### What is expected
Restate each line of the listing exactly, without carrying over any pictures.

——

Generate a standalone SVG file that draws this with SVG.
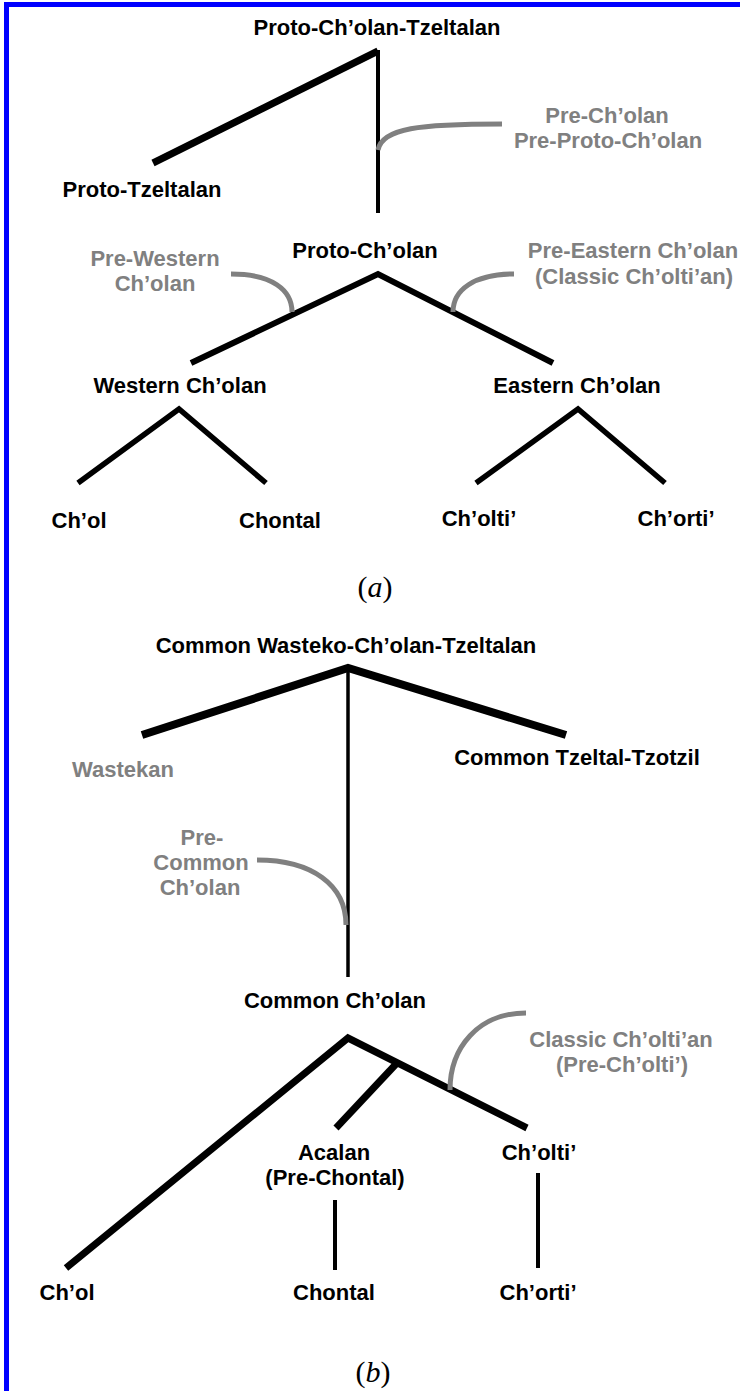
<svg xmlns="http://www.w3.org/2000/svg" width="740" height="1391" viewBox="0 0 740 1391">
  <style>
    .lbl { font-family: "Liberation Sans", Arial, sans-serif; font-weight: bold; font-size: 22px; text-anchor: middle; fill: #000; }
    .gray { fill: #808080; }
    .cap { font-family: "Liberation Serif", "Times New Roman", serif; font-size: 30px; text-anchor: middle; fill: #000; }
    .br { stroke: #000; fill: none; stroke-linecap: butt; stroke-linejoin: miter; }
    .note { stroke: #808080; fill: none; stroke-width: 5; stroke-linecap: butt; }
  </style>
  <rect x="0" y="0" width="740" height="1391" fill="#fff"/>
  <!-- frame edges -->
  <rect x="4" y="2" width="736" height="5" fill="#0000ff"/>
  <rect x="4" y="2" width="5" height="1389" fill="#0000ff"/>

  <!-- connectors -->
  <g id="connectors">
    <!-- tree (a) -->
    <line class="br" x1="378" y1="50" x2="378" y2="213" stroke-width="4"/>
    <polyline class="br" points="153,163 378,51" stroke-width="7"/>
    <polyline class="br" points="191,363 378,274 553,363" stroke-width="6"/>
    <polyline class="br" points="78,483 179,409 266,483" stroke-width="5.5"/>
    <polyline class="br" points="476,483 578,409 665,483" stroke-width="5.5"/>
    <path class="note" d="M378,150 C382,128 420,124 502,124"/>
    <path class="note" d="M231,274 C272,274 292,290 292,312"/>
    <path class="note" d="M514,274 C474,274 453,290 453,312"/>

    <!-- tree (b) -->
    <polyline class="br" points="142,735 348,668 566,735" stroke-width="8"/>
    <line class="br" x1="348" y1="668" x2="348" y2="977" stroke-width="3.5"/>
    <path class="note" d="M257,860 C312,860 346,885 346,925"/>
    <polyline class="br" points="66,1268 348,1038 527,1128" stroke-width="7"/>
    <line class="br" x1="397" y1="1063" x2="336" y2="1128" stroke-width="7"/>
    <path class="note" d="M526,1013 C478,1013 450,1048 450,1090"/>
    <line class="br" x1="335" y1="1200" x2="335" y2="1270" stroke-width="4"/>
    <line class="br" x1="538" y1="1173" x2="538" y2="1268" stroke-width="4"/>
  </g>

  <!-- nodes of tree (a) -->
  <g id="a-proto-cholan-tzeltalan"><text class="lbl" x="377" y="35">Proto-Ch’olan-Tzeltalan</text></g>
  <g id="a-proto-tzeltalan"><text class="lbl" x="142" y="197">Proto-Tzeltalan</text></g>
  <g id="a-pre-cholan"><text class="lbl gray" x="607" y="123">Pre-Ch’olan</text><text class="lbl gray" x="608" y="148">Pre-Proto-Ch’olan</text></g>
  <g id="a-proto-cholan"><text class="lbl" x="365" y="258">Proto-Ch’olan</text></g>
  <g id="a-pre-western"><text class="lbl gray" x="155" y="266">Pre-Western</text><text class="lbl gray" x="155" y="291">Ch’olan</text></g>
  <g id="a-pre-eastern"><text class="lbl gray" x="633" y="258">Pre-Eastern Ch’olan</text><text class="lbl gray" x="634" y="284">(Classic Ch’olti’an)</text></g>
  <g id="a-western-cholan"><text class="lbl" x="180" y="393">Western Ch’olan</text></g>
  <g id="a-eastern-cholan"><text class="lbl" x="577" y="393">Eastern Ch’olan</text></g>
  <g id="a-chol"><text class="lbl" x="79" y="528">Ch’ol</text></g>
  <g id="a-chontal"><text class="lbl" x="280" y="528">Chontal</text></g>
  <g id="a-cholti"><text class="lbl" x="479" y="526">Ch’olti’</text></g>
  <g id="a-chorti"><text class="lbl" x="676" y="526">Ch’orti’</text></g>
  <g id="caption-a"><text class="cap" x="375" y="597">(<tspan font-style="italic">a</tspan>)</text></g>

  <!-- nodes of tree (b) -->
  <g id="b-common-wasteko"><text class="lbl" x="346" y="653">Common Wasteko-Ch’olan-Tzeltalan</text></g>
  <g id="b-wastekan"><text class="lbl gray" x="123" y="777">Wastekan</text></g>
  <g id="b-tzeltal-tzotzil"><text class="lbl" x="577" y="765">Common Tzeltal-Tzotzil</text></g>
  <g id="b-pre-common-cholan"><text class="lbl gray" x="202" y="845">Pre-</text><text class="lbl gray" x="201" y="870">Common</text><text class="lbl gray" x="200" y="895">Ch’olan</text></g>
  <g id="b-common-cholan"><text class="lbl" x="335" y="1008">Common Ch’olan</text></g>
  <g id="b-classic-cholti-an"><text class="lbl gray" x="621" y="1047">Classic Ch’olti’an</text><text class="lbl gray" x="622" y="1072">(Pre-Ch’olti’)</text></g>
  <g id="b-acalan"><text class="lbl" x="334" y="1160">Acalan</text><text class="lbl" x="335" y="1185">(Pre-Chontal)</text></g>
  <g id="b-cholti"><text class="lbl" x="539" y="1160">Ch’olti’</text></g>
  <g id="b-chol"><text class="lbl" x="67" y="1300">Ch’ol</text></g>
  <g id="b-chontal"><text class="lbl" x="334" y="1300">Chontal</text></g>
  <g id="b-chorti"><text class="lbl" x="538" y="1300">Ch’orti’</text></g>
  <g id="caption-b"><text class="cap" x="373" y="1382">(<tspan font-style="italic">b</tspan>)</text></g>
</svg>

——

### Expected output
Generate a standalone SVG file that draws this with SVG.
<svg xmlns="http://www.w3.org/2000/svg" width="740" height="1391" viewBox="0 0 740 1391">
  <style>
    .lbl { font-family: "Liberation Sans", Arial, sans-serif; font-weight: bold; font-size: 22px; text-anchor: middle; fill: #000; }
    .gray { fill: #808080; }
    .cap { font-family: "Liberation Serif", "Times New Roman", serif; font-size: 30px; text-anchor: middle; fill: #000; }
    .br { stroke: #000; fill: none; stroke-linecap: butt; stroke-linejoin: miter; }
    .note { stroke: #808080; fill: none; stroke-width: 5; stroke-linecap: butt; }
  </style>
  <rect x="0" y="0" width="740" height="1391" fill="#fff"/>
  <!-- frame edges -->
  <rect x="4" y="2" width="736" height="5" fill="#0000ff"/>
  <rect x="4" y="2" width="5" height="1389" fill="#0000ff"/>

  <!-- connectors -->
  <g id="connectors">
    <!-- tree (a) -->
    <line class="br" x1="378" y1="50" x2="378" y2="213" stroke-width="4"/>
    <polyline class="br" points="153,163 378,51" stroke-width="7"/>
    <polyline class="br" points="191,363 378,274 553,363" stroke-width="6"/>
    <polyline class="br" points="78,483 179,409 266,483" stroke-width="5.5"/>
    <polyline class="br" points="476,483 578,409 665,483" stroke-width="5.5"/>
    <path class="note" d="M378,150 C382,128 420,124 502,124"/>
    <path class="note" d="M231,274 C272,274 292,290 292,312"/>
    <path class="note" d="M514,274 C474,274 453,290 453,312"/>

    <!-- tree (b) -->
    <polyline class="br" points="142,735 348,668 566,735" stroke-width="8"/>
    <line class="br" x1="348" y1="668" x2="348" y2="977" stroke-width="3.5"/>
    <path class="note" d="M257,860 C312,860 346,885 346,925"/>
    <polyline class="br" points="66,1268 348,1038 527,1128" stroke-width="7"/>
    <line class="br" x1="397" y1="1063" x2="336" y2="1128" stroke-width="7"/>
    <path class="note" d="M526,1013 C478,1013 450,1048 450,1090"/>
    <line class="br" x1="335" y1="1200" x2="335" y2="1270" stroke-width="4"/>
    <line class="br" x1="538" y1="1173" x2="538" y2="1268" stroke-width="4"/>
  </g>

  <!-- nodes of tree (a) -->
  <g id="a-proto-cholan-tzeltalan"><text class="lbl" x="377" y="35">Proto-Ch’olan-Tzeltalan</text></g>
  <g id="a-proto-tzeltalan"><text class="lbl" x="142" y="197">Proto-Tzeltalan</text></g>
  <g id="a-pre-cholan"><text class="lbl gray" x="607" y="123">Pre-Ch’olan</text><text class="lbl gray" x="608" y="148">Pre-Proto-Ch’olan</text></g>
  <g id="a-proto-cholan"><text class="lbl" x="365" y="258">Proto-Ch’olan</text></g>
  <g id="a-pre-western"><text class="lbl gray" x="155" y="266">Pre-Western</text><text class="lbl gray" x="155" y="291">Ch’olan</text></g>
  <g id="a-pre-eastern"><text class="lbl gray" x="633" y="258">Pre-Eastern Ch’olan</text><text class="lbl gray" x="634" y="284">(Classic Ch’olti’an)</text></g>
  <g id="a-western-cholan"><text class="lbl" x="180" y="393">Western Ch’olan</text></g>
  <g id="a-eastern-cholan"><text class="lbl" x="577" y="393">Eastern Ch’olan</text></g>
  <g id="a-chol"><text class="lbl" x="79" y="528">Ch’ol</text></g>
  <g id="a-chontal"><text class="lbl" x="280" y="528">Chontal</text></g>
  <g id="a-cholti"><text class="lbl" x="479" y="526">Ch’olti’</text></g>
  <g id="a-chorti"><text class="lbl" x="676" y="526">Ch’orti’</text></g>
  <g id="caption-a"><text class="cap" x="375" y="597">(<tspan font-style="italic">a</tspan>)</text></g>

  <!-- nodes of tree (b) -->
  <g id="b-common-wasteko"><text class="lbl" x="346" y="653">Common Wasteko-Ch’olan-Tzeltalan</text></g>
  <g id="b-wastekan"><text class="lbl gray" x="123" y="777">Wastekan</text></g>
  <g id="b-tzeltal-tzotzil"><text class="lbl" x="577" y="765">Common Tzeltal-Tzotzil</text></g>
  <g id="b-pre-common-cholan"><text class="lbl gray" x="202" y="845">Pre-</text><text class="lbl gray" x="201" y="870">Common</text><text class="lbl gray" x="200" y="895">Ch’olan</text></g>
  <g id="b-common-cholan"><text class="lbl" x="335" y="1008">Common Ch’olan</text></g>
  <g id="b-classic-cholti-an"><text class="lbl gray" x="621" y="1047">Classic Ch’olti’an</text><text class="lbl gray" x="622" y="1072">(Pre-Ch’olti’)</text></g>
  <g id="b-acalan"><text class="lbl" x="334" y="1160">Acalan</text><text class="lbl" x="335" y="1185">(Pre-Chontal)</text></g>
  <g id="b-cholti"><text class="lbl" x="539" y="1160">Ch’olti’</text></g>
  <g id="b-chol"><text class="lbl" x="67" y="1300">Ch’ol</text></g>
  <g id="b-chontal"><text class="lbl" x="334" y="1300">Chontal</text></g>
  <g id="b-chorti"><text class="lbl" x="538" y="1300">Ch’orti’</text></g>
  <g id="caption-b"><text class="cap" x="373" y="1382">(<tspan font-style="italic">b</tspan>)</text></g>
</svg>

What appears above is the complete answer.